GIVEN PROBLEM:
Gather the lines that hold the string "chart".

## BEGIN

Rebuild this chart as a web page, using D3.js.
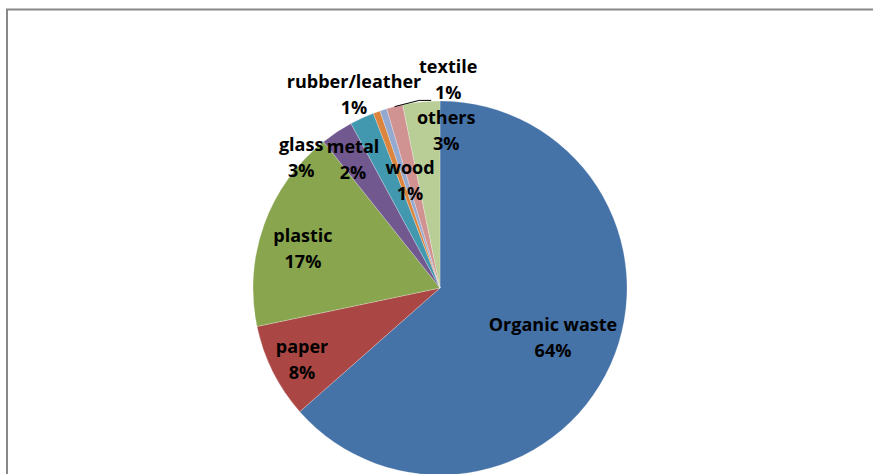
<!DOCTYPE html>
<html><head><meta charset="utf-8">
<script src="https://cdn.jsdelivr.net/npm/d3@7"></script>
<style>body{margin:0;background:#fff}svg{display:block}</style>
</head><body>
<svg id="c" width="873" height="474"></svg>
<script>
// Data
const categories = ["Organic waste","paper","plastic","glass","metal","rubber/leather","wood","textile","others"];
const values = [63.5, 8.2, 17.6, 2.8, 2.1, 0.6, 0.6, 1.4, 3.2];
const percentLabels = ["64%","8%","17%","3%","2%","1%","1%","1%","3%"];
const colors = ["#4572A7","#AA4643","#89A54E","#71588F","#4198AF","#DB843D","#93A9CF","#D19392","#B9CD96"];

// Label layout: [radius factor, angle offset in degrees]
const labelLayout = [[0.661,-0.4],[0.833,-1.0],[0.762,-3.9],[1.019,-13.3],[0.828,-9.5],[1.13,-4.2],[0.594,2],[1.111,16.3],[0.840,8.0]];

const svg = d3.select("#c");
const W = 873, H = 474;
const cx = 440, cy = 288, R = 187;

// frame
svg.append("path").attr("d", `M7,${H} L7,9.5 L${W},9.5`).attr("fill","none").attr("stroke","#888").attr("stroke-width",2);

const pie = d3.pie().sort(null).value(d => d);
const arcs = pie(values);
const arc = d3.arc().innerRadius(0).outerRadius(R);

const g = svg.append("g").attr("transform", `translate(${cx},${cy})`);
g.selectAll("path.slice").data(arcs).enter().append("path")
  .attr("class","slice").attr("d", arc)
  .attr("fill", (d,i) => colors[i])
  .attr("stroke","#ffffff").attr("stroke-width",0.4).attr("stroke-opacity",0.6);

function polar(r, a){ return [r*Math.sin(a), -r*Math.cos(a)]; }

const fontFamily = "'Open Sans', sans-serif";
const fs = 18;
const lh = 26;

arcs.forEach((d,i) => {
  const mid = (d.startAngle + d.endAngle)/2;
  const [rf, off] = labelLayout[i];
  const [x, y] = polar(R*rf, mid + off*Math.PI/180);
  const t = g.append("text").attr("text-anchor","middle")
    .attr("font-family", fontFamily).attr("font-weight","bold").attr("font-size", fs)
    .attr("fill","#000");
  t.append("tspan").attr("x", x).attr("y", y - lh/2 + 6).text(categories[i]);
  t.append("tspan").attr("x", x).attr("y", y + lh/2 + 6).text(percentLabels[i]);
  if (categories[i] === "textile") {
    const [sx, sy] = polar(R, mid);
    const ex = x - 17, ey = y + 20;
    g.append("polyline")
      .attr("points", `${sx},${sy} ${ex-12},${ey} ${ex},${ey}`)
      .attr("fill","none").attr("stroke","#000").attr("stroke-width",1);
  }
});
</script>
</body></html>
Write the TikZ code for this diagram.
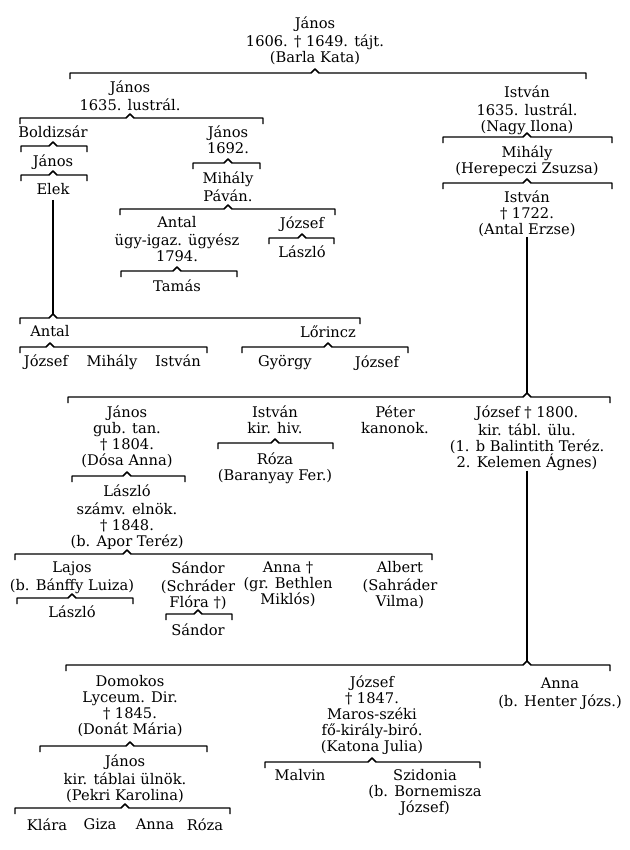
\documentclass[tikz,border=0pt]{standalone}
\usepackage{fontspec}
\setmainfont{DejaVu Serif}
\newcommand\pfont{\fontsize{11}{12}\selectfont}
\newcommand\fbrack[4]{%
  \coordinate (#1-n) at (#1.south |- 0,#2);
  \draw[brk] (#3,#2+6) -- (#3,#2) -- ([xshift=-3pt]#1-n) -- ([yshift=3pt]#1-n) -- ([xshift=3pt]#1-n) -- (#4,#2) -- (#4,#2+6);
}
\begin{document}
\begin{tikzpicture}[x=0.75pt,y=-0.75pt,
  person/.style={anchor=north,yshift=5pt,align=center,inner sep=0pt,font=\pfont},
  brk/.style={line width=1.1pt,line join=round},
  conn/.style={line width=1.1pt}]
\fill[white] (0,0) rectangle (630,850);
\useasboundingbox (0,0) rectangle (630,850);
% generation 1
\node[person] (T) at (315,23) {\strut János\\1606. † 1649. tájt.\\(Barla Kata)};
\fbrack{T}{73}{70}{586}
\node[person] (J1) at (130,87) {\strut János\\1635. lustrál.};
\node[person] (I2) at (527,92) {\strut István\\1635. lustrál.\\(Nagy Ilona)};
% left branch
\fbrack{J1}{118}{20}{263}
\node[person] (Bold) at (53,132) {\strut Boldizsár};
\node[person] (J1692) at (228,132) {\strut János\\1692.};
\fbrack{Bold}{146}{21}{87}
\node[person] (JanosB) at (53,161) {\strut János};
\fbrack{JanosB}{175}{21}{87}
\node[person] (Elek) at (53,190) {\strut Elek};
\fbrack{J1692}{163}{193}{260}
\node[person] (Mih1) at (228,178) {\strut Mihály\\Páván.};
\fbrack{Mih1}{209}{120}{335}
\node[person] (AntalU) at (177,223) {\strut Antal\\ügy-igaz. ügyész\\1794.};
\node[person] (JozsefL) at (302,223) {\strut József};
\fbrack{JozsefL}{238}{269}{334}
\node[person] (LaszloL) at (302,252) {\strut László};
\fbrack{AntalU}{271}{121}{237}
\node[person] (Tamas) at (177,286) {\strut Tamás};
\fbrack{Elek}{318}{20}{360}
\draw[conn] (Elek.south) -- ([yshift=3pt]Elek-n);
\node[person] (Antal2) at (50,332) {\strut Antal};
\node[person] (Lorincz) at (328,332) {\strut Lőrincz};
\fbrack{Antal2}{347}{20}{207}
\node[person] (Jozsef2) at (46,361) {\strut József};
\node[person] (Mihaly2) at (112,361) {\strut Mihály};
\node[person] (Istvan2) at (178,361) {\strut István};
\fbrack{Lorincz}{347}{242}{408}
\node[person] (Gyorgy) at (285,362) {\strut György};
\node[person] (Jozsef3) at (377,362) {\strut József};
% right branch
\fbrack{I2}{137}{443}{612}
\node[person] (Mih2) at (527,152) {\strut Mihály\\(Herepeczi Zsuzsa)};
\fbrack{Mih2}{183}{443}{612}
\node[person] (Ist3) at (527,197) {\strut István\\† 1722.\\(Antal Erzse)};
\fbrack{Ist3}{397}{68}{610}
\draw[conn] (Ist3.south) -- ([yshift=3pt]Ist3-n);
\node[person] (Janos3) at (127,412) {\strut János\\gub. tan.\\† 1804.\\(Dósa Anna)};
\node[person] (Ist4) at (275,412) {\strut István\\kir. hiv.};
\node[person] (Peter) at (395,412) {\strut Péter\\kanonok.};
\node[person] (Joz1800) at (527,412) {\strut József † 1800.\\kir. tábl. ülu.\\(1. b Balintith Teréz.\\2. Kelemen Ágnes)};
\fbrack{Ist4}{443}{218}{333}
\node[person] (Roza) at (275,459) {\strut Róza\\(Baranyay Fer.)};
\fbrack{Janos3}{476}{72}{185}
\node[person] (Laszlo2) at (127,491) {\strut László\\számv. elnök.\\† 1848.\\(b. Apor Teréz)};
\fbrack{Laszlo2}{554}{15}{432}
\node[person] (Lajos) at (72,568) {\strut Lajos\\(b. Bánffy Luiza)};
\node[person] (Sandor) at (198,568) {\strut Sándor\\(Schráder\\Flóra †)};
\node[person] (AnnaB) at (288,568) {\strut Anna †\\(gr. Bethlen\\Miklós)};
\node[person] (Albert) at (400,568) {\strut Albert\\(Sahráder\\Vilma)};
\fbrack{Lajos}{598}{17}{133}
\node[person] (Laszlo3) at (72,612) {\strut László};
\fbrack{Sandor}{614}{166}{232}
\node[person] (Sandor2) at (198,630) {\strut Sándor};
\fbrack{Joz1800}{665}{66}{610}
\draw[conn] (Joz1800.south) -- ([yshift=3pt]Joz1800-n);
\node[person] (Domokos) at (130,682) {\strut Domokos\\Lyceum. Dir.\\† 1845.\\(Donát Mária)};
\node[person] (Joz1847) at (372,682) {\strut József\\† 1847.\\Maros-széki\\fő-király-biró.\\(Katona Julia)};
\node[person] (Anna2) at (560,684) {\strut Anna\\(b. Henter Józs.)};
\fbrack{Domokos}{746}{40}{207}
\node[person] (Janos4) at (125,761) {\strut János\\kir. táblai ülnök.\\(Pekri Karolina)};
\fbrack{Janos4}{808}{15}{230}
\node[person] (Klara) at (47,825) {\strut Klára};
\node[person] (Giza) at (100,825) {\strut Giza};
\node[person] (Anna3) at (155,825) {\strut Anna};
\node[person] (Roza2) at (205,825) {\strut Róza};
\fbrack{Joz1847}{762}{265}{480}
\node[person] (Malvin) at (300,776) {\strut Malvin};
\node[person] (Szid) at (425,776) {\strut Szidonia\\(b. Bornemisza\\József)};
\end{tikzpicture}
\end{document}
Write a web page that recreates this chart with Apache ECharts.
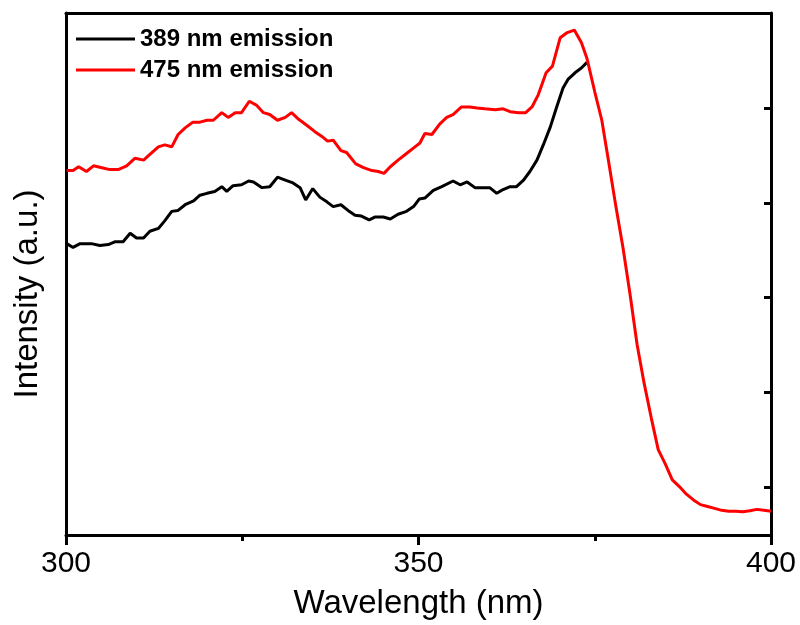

## END

REPLY TO THE EXERCISE:
Rebuild this chart as a web page, using D3.js.
Write a web page that recreates this chart with Apache ECharts.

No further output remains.